**WHAT TO DO**
Copy the data precisely, character for character, and leave out every picture.

**AVAILABLE DATA**
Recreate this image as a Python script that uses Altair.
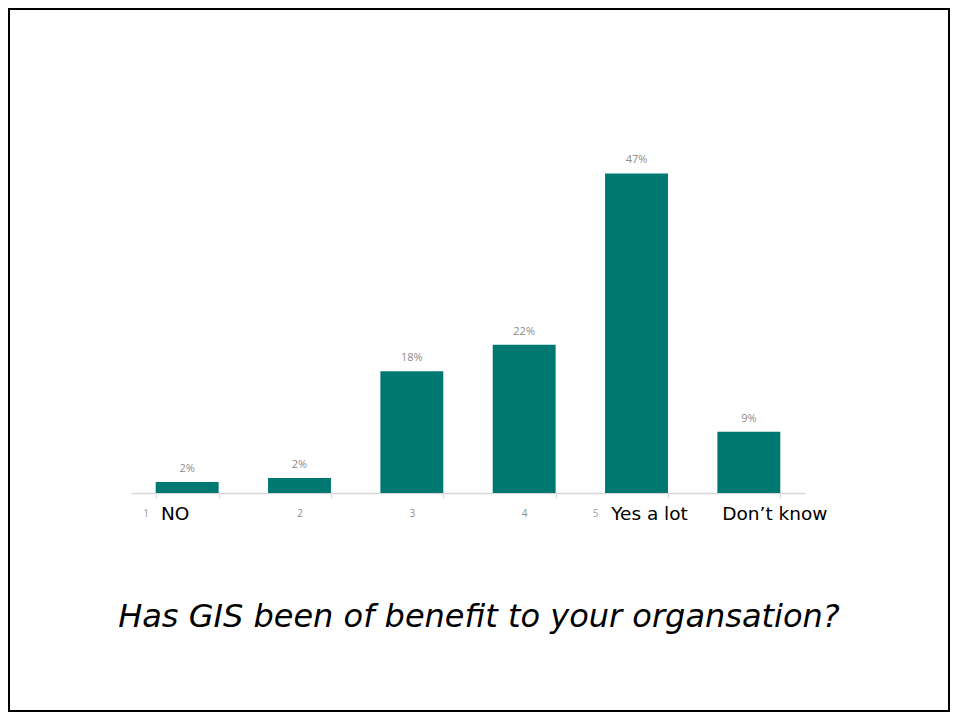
import altair as alt
import pandas as pd

categories = ["1", "2", "3", "4", "5", "6"]
values = [1.6, 2.2, 17.9, 21.8, 47.0, 9.0]
value_labels = ["2%", "2%", "18%", "22%", "47%", "9%"]
axis_numbers = ["1", "2", "3", "4", "5", ""]
overlay_labels = ["NO", "", "", "", "Yes a lot", "Don\u2019t know"]
title_text = "Has GIS been of benefit to your organsation?"

df = pd.DataFrame({
    "cat": categories,
    "value": values,
    "label": value_labels,
    "num": axis_numbers,
    "overlay": overlay_labels,
})

TEAL = "#007872"
W, H = 674, 340
PAD = {"left": 123, "top": 145, "right": 145, "bottom": 219}

xscale = alt.Scale(domain=categories, paddingInner=0.44, paddingOuter=0.22)
yscale = alt.Scale(domain=[0, 50])

x_enc = alt.X(
    "cat:N",
    scale=xscale,
    sort=categories,
    axis=alt.Axis(
        title=None,
        labelAngle=0,
        labelExpr="indexof(['2','3','4'], datum.value) >= 0 ? datum.value : ''",
        labelColor="#8c8c8c",
        labelFont="Open Sans",
        labelFontSize=10,
        labelPadding=10,
        domainColor="#d9d9d9",
        domainWidth=1.5,
        tickColor="#d9d9d9",
        tickSize=5,
        tickBand="extent",
        grid=False,
    ),
)

bars = alt.Chart(df).mark_bar(color=TEAL).encode(
    x=x_enc,
    y=alt.Y("value:Q", scale=yscale, axis=None),
)

bar_labels = alt.Chart(df).mark_text(
    baseline="bottom", dy=-8, fontSize=11, color="#8c8c8c", font="Open Sans"
).encode(
    x=alt.X("cat:N", scale=xscale, sort=categories),
    y=alt.Y("value:Q", scale=yscale),
    text="label:N",
)

frag_df = df[df["cat"].isin(["1", "5"])]
frags = alt.Chart(frag_df).mark_text(
    baseline="middle", fontSize=10, color="#a0a0a0", font="Open Sans", dx=-41
).encode(
    x=alt.X("cat:N", scale=xscale, sort=categories),
    y=alt.value(H + 21),
    text="num:N",
)

ov_df = df[df["overlay"] != ""].copy()
ov_df["dx"] = [-12, 13, 26]
overlay = alt.layer(*[
    alt.Chart(ov_df[ov_df["cat"] == c]).mark_text(
        baseline="middle", fontSize=18.5, color="#000000", font="DejaVu Sans", dx=d
    ).encode(
        x=alt.X("cat:N", scale=xscale, sort=categories),
        y=alt.value(H + 21),
        text="overlay:N",
    )
    for c, d in zip(ov_df["cat"], ov_df["dx"])
])

frame_df = pd.DataFrame({"k": ["frame"]})
frame = alt.Chart(frame_df).mark_rect(
    fill=None, stroke="#000000", strokeWidth=2
).encode(
    x=alt.value(-PAD["left"] + 1),
    x2=alt.value(W + PAD["right"] - 1),
    y=alt.value(-PAD["top"] + 1),
    y2=alt.value(H + PAD["bottom"] - 1),
)

title_df = pd.DataFrame({"t": [title_text]})
title = alt.Chart(title_df).mark_text(
    fontSize=32, fontStyle="italic", font="DejaVu Sans", color="#000000",
    baseline="middle", align="center"
).encode(
    x=alt.value(W / 2 + 11),
    y=alt.value(H + 124),
    text="t:N",
)

chart = alt.layer(bars, bar_labels, frags, overlay, title, frame).properties(
    width=W,
    height=H,
    padding=PAD,
    autosize=alt.AutoSizeParams(type="none"),
    background="#ffffff",
).configure_view(stroke=None)

chart.save("out.html", embed_options={"renderer": "svg", "actions": False})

**PROBLEM SOLUTION**
Recreate this image as a Python script that uses Altair.
import altair as alt
import pandas as pd

categories = ["1", "2", "3", "4", "5", "6"]
values = [1.6, 2.2, 17.9, 21.8, 47.0, 9.0]
value_labels = ["2%", "2%", "18%", "22%", "47%", "9%"]
axis_numbers = ["1", "2", "3", "4", "5", ""]
overlay_labels = ["NO", "", "", "", "Yes a lot", "Don\u2019t know"]
title_text = "Has GIS been of benefit to your organsation?"

df = pd.DataFrame({
    "cat": categories,
    "value": values,
    "label": value_labels,
    "num": axis_numbers,
    "overlay": overlay_labels,
})

TEAL = "#007872"
W, H = 674, 340
PAD = {"left": 123, "top": 145, "right": 145, "bottom": 219}

xscale = alt.Scale(domain=categories, paddingInner=0.44, paddingOuter=0.22)
yscale = alt.Scale(domain=[0, 50])

x_enc = alt.X(
    "cat:N",
    scale=xscale,
    sort=categories,
    axis=alt.Axis(
        title=None,
        labelAngle=0,
        labelExpr="indexof(['2','3','4'], datum.value) >= 0 ? datum.value : ''",
        labelColor="#8c8c8c",
        labelFont="Open Sans",
        labelFontSize=10,
        labelPadding=10,
        domainColor="#d9d9d9",
        domainWidth=1.5,
        tickColor="#d9d9d9",
        tickSize=5,
        tickBand="extent",
        grid=False,
    ),
)

bars = alt.Chart(df).mark_bar(color=TEAL).encode(
    x=x_enc,
    y=alt.Y("value:Q", scale=yscale, axis=None),
)

bar_labels = alt.Chart(df).mark_text(
    baseline="bottom", dy=-8, fontSize=11, color="#8c8c8c", font="Open Sans"
).encode(
    x=alt.X("cat:N", scale=xscale, sort=categories),
    y=alt.Y("value:Q", scale=yscale),
    text="label:N",
)

frag_df = df[df["cat"].isin(["1", "5"])]
frags = alt.Chart(frag_df).mark_text(
    baseline="middle", fontSize=10, color="#a0a0a0", font="Open Sans", dx=-41
).encode(
    x=alt.X("cat:N", scale=xscale, sort=categories),
    y=alt.value(H + 21),
    text="num:N",
)

ov_df = df[df["overlay"] != ""].copy()
ov_df["dx"] = [-12, 13, 26]
overlay = alt.layer(*[
    alt.Chart(ov_df[ov_df["cat"] == c]).mark_text(
        baseline="middle", fontSize=18.5, color="#000000", font="DejaVu Sans", dx=d
    ).encode(
        x=alt.X("cat:N", scale=xscale, sort=categories),
        y=alt.value(H + 21),
        text="overlay:N",
    )
    for c, d in zip(ov_df["cat"], ov_df["dx"])
])

frame_df = pd.DataFrame({"k": ["frame"]})
frame = alt.Chart(frame_df).mark_rect(
    fill=None, stroke="#000000", strokeWidth=2
).encode(
    x=alt.value(-PAD["left"] + 1),
    x2=alt.value(W + PAD["right"] - 1),
    y=alt.value(-PAD["top"] + 1),
    y2=alt.value(H + PAD["bottom"] - 1),
)

title_df = pd.DataFrame({"t": [title_text]})
title = alt.Chart(title_df).mark_text(
    fontSize=32, fontStyle="italic", font="DejaVu Sans", color="#000000",
    baseline="middle", align="center"
).encode(
    x=alt.value(W / 2 + 11),
    y=alt.value(H + 124),
    text="t:N",
)

chart = alt.layer(bars, bar_labels, frags, overlay, title, frame).properties(
    width=W,
    height=H,
    padding=PAD,
    autosize=alt.AutoSizeParams(type="none"),
    background="#ffffff",
).configure_view(stroke=None)

chart.save("out.html", embed_options={"renderer": "svg", "actions": False})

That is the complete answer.